Which should it be? always numeric? Or always strings? Either change the VARCHAR, or add quotes around the '0'.
> Time is represented in the form of decimal year, for example: 2010.234567
So, your precision is about 32 seconds. That is good enough for
> measurements that are performed every 30 min.
> CHARSET=utf8
> Collation: utf8_general_ci
What kind of values go into the only CHAR (flag)? Perhaps utf8 is overkill?
> it will have at least 16GB. How much would you recommend to put in?
It depends.
* You have (currently) table is "10.7GB and index size is 14.7GB"
* So, not everything could be cached in 16GB; 32GB would be iffy.
* If your "working set" is much smaller, then 8GB might suffice -- it depends a lot on how much jumping around you do in the data.
> No data will be dropped.
That means that (MyISAM or InnoDB) will be appending to the table. So, if you usual queries are "find data since xx", there will be a hot spot near the end of the table.
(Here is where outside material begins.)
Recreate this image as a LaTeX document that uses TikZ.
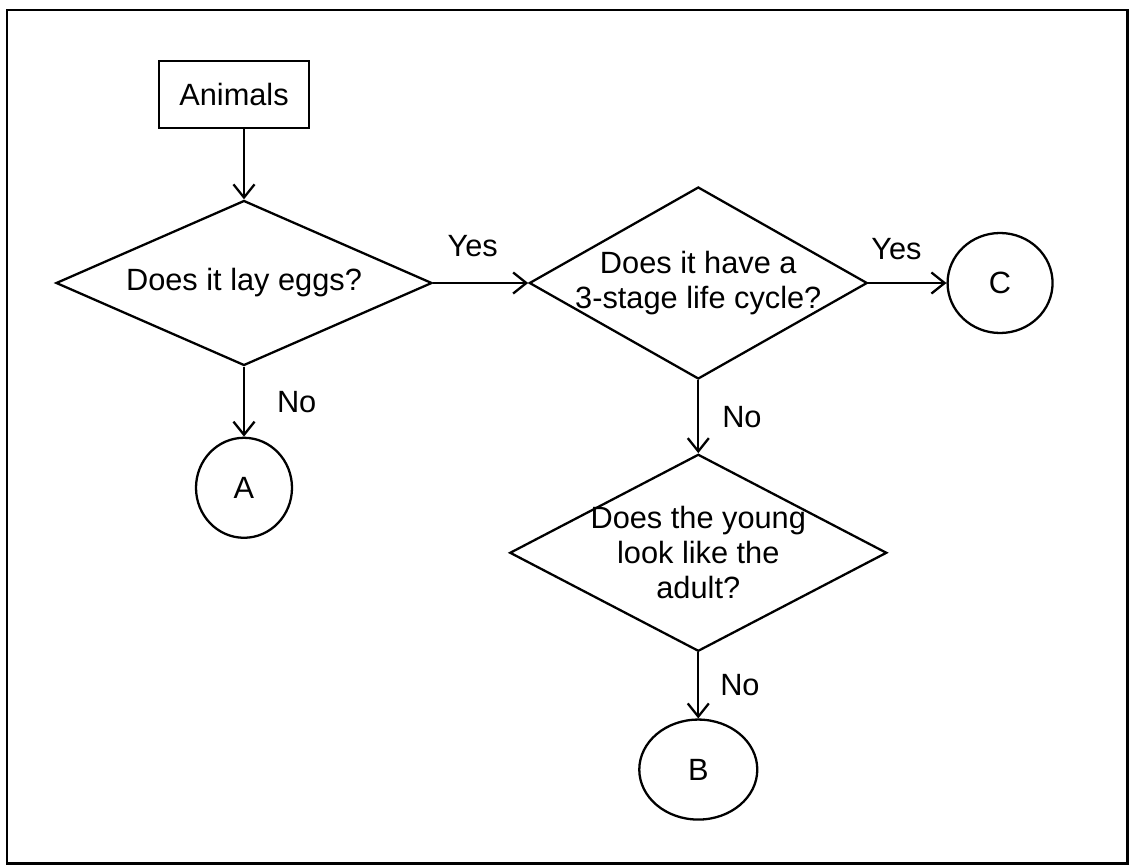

InnoDB really needs a PRIMARY KEY. What combination of these would be unique?
> (`time`,`siteid`,`variableid`,`repeat`,`extensionid`,`offsetid`,`flag`,`value`)
Note: Since the PK in InnoDB is stored with the data, it might be more like 15GB+0GB instead of 10.7+14.7. That is, InnoDB might be smaller.
I have not seen any advantage of PARTITION (yet).
* You are not deleting data (which is very efficient with DROP PARTITION)
* You seem to need only one index.
* The one index is reasonably well ordered. (Sometimes PARTITION helps you play tricks with indexes that are sub-optimal.)